>> BEGIN Data extract
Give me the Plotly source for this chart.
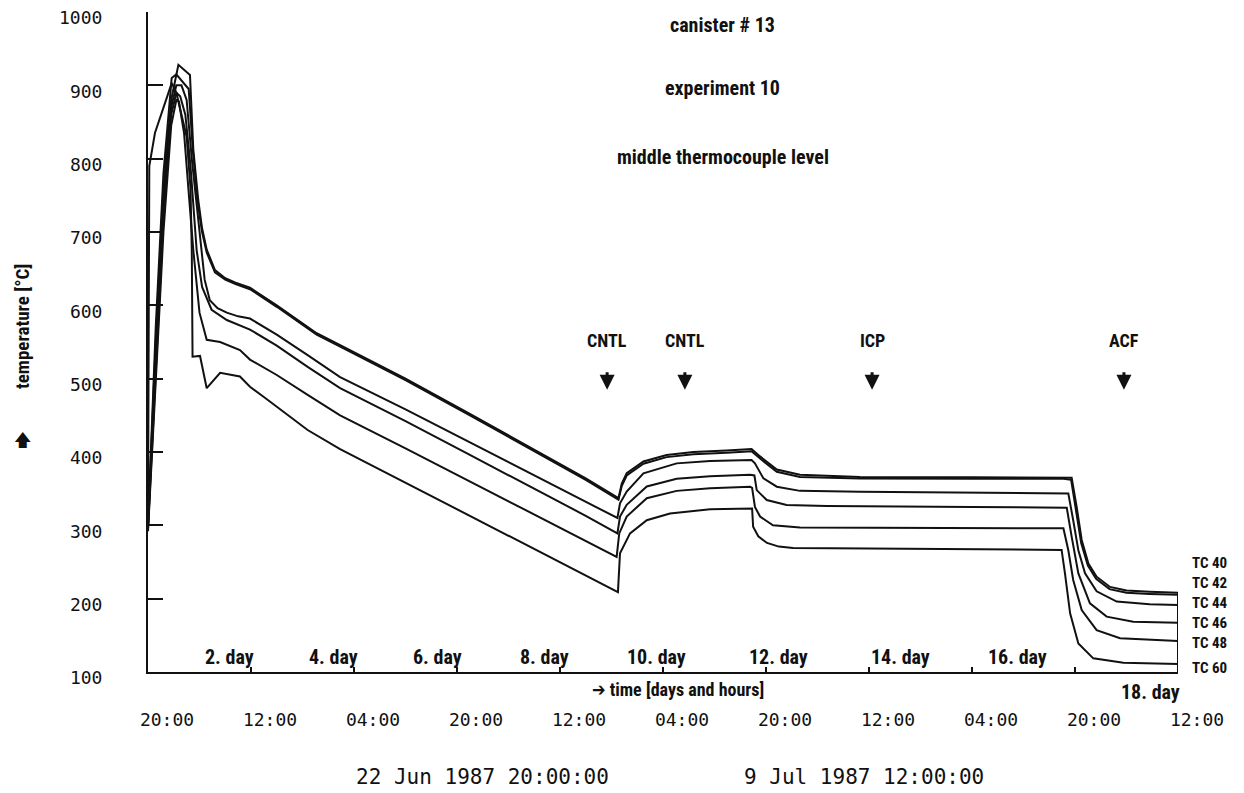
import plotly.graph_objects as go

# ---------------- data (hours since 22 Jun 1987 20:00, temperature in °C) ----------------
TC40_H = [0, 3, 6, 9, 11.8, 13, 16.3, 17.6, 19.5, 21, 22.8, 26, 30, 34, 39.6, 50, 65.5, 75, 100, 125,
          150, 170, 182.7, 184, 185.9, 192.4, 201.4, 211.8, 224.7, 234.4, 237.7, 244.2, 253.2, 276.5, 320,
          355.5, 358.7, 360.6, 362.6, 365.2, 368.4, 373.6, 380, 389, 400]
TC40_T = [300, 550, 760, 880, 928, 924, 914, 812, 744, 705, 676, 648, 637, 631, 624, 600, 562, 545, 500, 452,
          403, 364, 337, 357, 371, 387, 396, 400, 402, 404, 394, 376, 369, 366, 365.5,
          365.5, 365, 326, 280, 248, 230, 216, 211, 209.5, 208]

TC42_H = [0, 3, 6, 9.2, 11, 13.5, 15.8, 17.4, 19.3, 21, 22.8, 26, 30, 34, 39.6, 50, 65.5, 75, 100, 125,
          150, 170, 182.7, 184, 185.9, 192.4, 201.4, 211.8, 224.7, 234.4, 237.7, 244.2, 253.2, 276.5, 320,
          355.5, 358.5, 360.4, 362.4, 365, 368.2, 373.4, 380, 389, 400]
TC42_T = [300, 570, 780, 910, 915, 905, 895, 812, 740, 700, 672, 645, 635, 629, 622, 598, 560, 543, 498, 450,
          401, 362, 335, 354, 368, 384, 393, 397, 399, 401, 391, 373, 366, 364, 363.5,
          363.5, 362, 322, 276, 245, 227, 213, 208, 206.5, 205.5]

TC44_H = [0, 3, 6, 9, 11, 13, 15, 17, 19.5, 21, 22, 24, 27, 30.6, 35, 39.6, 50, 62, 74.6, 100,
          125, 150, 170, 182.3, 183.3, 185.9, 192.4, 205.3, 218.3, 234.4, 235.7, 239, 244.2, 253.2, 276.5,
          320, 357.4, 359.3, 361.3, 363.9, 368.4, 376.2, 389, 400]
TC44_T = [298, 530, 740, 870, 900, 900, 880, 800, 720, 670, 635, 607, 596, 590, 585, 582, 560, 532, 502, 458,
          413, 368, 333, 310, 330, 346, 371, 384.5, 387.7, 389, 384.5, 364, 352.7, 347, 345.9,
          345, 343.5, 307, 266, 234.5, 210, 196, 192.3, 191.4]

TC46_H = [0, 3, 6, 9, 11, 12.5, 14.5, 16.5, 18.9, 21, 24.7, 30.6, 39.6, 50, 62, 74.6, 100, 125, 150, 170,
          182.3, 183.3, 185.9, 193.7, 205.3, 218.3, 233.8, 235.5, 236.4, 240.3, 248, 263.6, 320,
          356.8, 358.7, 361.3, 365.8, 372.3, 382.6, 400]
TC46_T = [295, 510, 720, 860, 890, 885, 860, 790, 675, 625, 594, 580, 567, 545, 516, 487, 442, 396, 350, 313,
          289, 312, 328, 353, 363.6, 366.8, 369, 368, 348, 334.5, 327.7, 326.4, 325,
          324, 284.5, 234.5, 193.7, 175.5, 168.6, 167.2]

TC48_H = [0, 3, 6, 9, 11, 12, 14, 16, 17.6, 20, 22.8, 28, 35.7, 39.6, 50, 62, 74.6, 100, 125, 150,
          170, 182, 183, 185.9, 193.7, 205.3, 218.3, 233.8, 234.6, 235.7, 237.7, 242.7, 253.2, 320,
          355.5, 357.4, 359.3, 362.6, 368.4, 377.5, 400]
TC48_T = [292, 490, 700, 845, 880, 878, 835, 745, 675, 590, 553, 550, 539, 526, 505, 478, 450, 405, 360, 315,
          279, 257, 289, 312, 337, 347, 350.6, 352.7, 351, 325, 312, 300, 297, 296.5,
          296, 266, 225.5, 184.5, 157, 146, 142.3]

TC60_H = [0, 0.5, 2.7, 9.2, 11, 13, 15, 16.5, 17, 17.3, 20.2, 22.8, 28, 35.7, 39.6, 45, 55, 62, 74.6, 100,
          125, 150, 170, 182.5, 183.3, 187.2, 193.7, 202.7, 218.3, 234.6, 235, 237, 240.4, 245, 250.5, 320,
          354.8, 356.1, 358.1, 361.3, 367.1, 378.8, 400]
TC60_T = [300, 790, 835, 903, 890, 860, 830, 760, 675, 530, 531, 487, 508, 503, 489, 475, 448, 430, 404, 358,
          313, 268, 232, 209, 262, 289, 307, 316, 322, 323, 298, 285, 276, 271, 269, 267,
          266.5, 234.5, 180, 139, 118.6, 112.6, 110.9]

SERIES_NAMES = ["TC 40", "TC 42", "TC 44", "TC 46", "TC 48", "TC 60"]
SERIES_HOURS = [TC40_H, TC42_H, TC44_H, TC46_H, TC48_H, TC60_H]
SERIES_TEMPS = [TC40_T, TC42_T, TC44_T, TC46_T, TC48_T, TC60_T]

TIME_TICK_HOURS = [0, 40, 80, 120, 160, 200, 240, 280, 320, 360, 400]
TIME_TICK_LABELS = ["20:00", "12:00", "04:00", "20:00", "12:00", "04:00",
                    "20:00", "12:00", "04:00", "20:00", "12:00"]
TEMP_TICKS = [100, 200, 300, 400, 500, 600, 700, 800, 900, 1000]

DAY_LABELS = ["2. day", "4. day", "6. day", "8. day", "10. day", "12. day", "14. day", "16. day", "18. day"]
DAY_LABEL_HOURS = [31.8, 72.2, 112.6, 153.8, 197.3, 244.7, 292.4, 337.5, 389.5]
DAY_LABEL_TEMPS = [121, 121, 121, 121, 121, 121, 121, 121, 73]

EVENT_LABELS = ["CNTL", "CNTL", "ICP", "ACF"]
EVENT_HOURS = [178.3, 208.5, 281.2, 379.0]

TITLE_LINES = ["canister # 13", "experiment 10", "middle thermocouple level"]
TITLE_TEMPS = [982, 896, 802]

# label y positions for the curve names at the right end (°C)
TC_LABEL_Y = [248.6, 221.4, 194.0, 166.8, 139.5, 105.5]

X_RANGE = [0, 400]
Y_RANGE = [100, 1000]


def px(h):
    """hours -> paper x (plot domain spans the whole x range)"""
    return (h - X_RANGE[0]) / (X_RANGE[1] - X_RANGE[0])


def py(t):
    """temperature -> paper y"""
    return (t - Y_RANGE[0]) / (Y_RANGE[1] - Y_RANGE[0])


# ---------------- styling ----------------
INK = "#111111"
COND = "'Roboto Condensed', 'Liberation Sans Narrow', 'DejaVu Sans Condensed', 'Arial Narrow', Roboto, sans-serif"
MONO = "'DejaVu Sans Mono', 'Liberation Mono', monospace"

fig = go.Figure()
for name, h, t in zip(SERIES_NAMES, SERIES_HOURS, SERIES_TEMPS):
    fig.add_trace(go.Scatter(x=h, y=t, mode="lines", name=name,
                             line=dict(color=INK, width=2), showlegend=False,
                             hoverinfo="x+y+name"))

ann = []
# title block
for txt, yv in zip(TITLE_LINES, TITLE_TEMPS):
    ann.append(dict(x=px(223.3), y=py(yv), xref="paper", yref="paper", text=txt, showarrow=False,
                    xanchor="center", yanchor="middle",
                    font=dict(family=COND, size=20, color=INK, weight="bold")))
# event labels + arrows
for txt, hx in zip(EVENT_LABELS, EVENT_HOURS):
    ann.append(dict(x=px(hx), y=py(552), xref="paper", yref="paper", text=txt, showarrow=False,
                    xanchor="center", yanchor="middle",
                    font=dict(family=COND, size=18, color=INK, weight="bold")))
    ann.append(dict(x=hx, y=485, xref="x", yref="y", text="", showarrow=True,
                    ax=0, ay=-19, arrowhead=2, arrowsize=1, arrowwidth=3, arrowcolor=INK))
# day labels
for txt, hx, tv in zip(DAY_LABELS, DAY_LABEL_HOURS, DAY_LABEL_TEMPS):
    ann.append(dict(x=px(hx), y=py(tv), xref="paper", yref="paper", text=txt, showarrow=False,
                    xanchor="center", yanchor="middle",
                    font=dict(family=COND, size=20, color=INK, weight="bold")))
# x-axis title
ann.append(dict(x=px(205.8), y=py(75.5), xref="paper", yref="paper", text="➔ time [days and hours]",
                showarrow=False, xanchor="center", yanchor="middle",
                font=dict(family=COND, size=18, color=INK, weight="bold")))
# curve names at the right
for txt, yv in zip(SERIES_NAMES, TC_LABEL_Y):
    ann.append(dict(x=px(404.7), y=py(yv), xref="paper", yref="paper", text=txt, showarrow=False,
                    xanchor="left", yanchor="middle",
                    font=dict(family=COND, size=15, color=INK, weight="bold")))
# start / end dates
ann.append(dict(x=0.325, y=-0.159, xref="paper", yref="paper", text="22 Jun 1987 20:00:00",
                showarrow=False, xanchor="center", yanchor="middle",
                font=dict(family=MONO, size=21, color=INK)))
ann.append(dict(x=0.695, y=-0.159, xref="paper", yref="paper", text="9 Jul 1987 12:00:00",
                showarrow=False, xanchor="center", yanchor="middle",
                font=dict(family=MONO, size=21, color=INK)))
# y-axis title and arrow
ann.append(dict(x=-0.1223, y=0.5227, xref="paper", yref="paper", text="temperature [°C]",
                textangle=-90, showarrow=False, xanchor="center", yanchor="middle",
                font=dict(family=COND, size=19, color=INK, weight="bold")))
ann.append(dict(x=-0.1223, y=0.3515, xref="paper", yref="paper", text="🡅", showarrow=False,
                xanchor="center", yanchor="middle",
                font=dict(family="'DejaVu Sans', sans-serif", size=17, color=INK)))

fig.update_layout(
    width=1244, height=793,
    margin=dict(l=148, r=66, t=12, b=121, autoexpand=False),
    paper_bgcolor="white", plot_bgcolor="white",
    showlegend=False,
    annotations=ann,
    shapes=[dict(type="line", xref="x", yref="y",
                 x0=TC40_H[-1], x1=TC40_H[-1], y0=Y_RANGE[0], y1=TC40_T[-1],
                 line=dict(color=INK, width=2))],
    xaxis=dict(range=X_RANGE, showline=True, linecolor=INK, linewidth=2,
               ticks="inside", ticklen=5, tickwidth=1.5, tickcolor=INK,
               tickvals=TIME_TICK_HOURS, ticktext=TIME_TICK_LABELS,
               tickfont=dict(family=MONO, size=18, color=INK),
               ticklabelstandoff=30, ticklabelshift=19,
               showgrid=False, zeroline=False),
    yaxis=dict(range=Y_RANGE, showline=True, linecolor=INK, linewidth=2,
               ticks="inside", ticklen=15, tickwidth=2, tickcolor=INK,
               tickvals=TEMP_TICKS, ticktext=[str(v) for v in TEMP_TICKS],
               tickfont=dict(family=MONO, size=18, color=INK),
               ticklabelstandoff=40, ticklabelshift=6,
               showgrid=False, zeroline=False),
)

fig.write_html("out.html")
>> END Data extract
Given request
Begin at the first line of the data above and repeat each line exactly, stopping after the line containing "363.5, 362, 322, 276, 245, 227, 213, 208, 206.5, 205.5]". Omit the pictures.

Correct output
Give me the Plotly source for this chart.
import plotly.graph_objects as go

# ---------------- data (hours since 22 Jun 1987 20:00, temperature in °C) ----------------
TC40_H = [0, 3, 6, 9, 11.8, 13, 16.3, 17.6, 19.5, 21, 22.8, 26, 30, 34, 39.6, 50, 65.5, 75, 100, 125,
          150, 170, 182.7, 184, 185.9, 192.4, 201.4, 211.8, 224.7, 234.4, 237.7, 244.2, 253.2, 276.5, 320,
          355.5, 358.7, 360.6, 362.6, 365.2, 368.4, 373.6, 380, 389, 400]
TC40_T = [300, 550, 760, 880, 928, 924, 914, 812, 744, 705, 676, 648, 637, 631, 624, 600, 562, 545, 500, 452,
          403, 364, 337, 357, 371, 387, 396, 400, 402, 404, 394, 376, 369, 366, 365.5,
          365.5, 365, 326, 280, 248, 230, 216, 211, 209.5, 208]

TC42_H = [0, 3, 6, 9.2, 11, 13.5, 15.8, 17.4, 19.3, 21, 22.8, 26, 30, 34, 39.6, 50, 65.5, 75, 100, 125,
          150, 170, 182.7, 184, 185.9, 192.4, 201.4, 211.8, 224.7, 234.4, 237.7, 244.2, 253.2, 276.5, 320,
          355.5, 358.5, 360.4, 362.4, 365, 368.2, 373.4, 380, 389, 400]
TC42_T = [300, 570, 780, 910, 915, 905, 895, 812, 740, 700, 672, 645, 635, 629, 622, 598, 560, 543, 498, 450,
          401, 362, 335, 354, 368, 384, 393, 397, 399, 401, 391, 373, 366, 364, 363.5,
          363.5, 362, 322, 276, 245, 227, 213, 208, 206.5, 205.5]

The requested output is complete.